An increased range of electric vehicles not only sets high demand to the chosen concept for energy storage but also implies that electric motors with high power-to-weight ratio need to be employed. A possible approach for weight reduction in a permanent magnet synchronous machine is an intelligent assembly of the rotor components followed by a positive balancing process. This approach allows to predict and minimize the rotor unbalance, resulting in a reduction in size of balancing discs that can account for up to 10% of the rotor mass. A higher potential in reduction of the rotor mass lies in the ability to dispense entirely with balancing discs and the subsequent balancing process. This paper analyses whether a balancing grade of G 2.5 can be achieved through intelligent assembly. In a first step, the required measuring and mounting steps are presented.

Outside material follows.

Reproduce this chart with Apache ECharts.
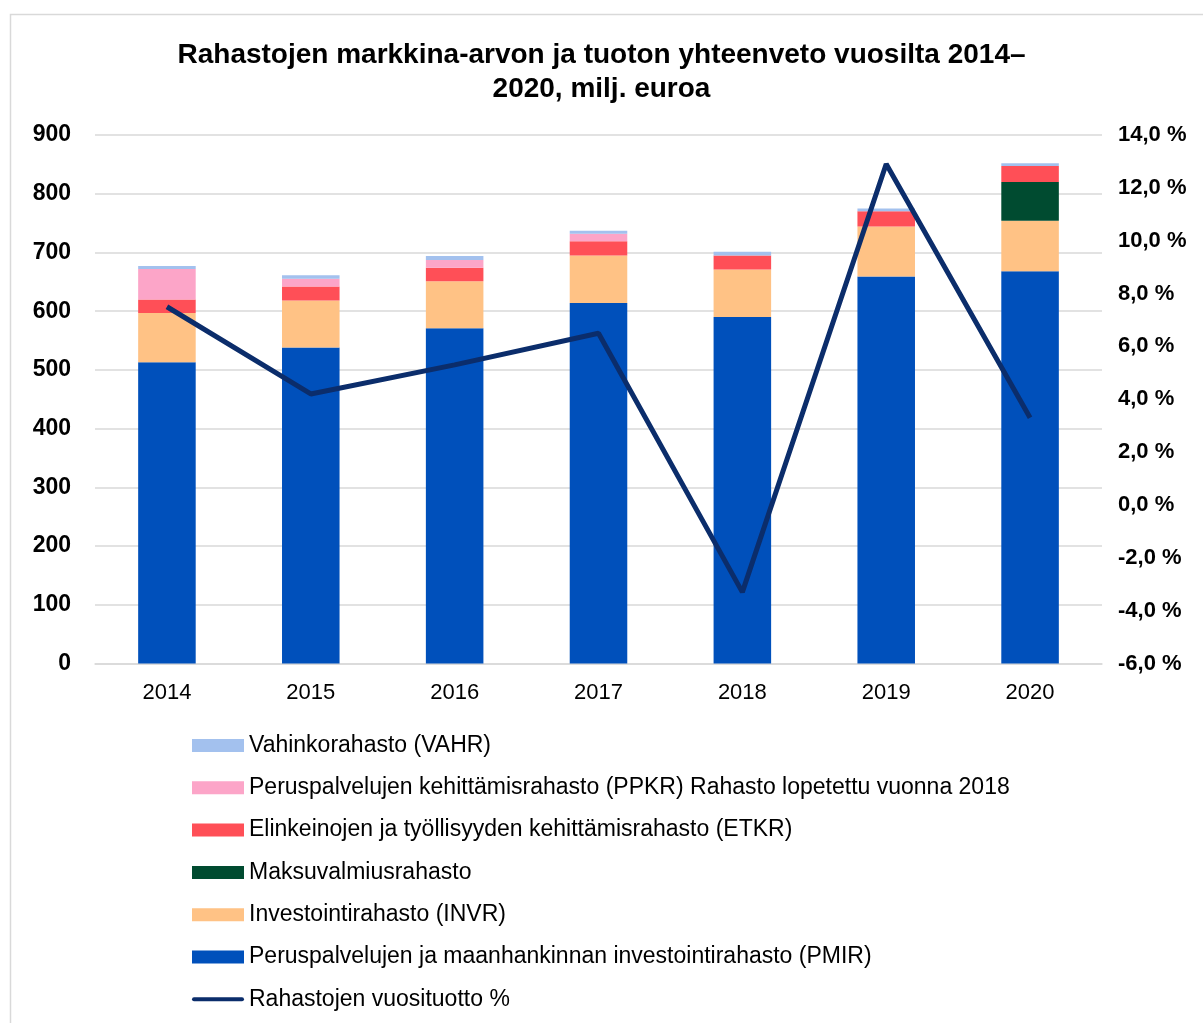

Possible measuring and mounting uncertainties are identified and quantified through literature, simulation and experimental results, allowing a sensitivity analysis of the entire process chain. The results of this analysis are used to identify the measuring and mounting steps with the highest influence on the deviation between an expected and measured rotor unbalance. For magnet assembly, a good model validity is achieved. Errors in perpendicularity between lamination stacks and shafts are found to have a high influence on the reachable rotor unbalance and therefore offer room for further improvement of the approach.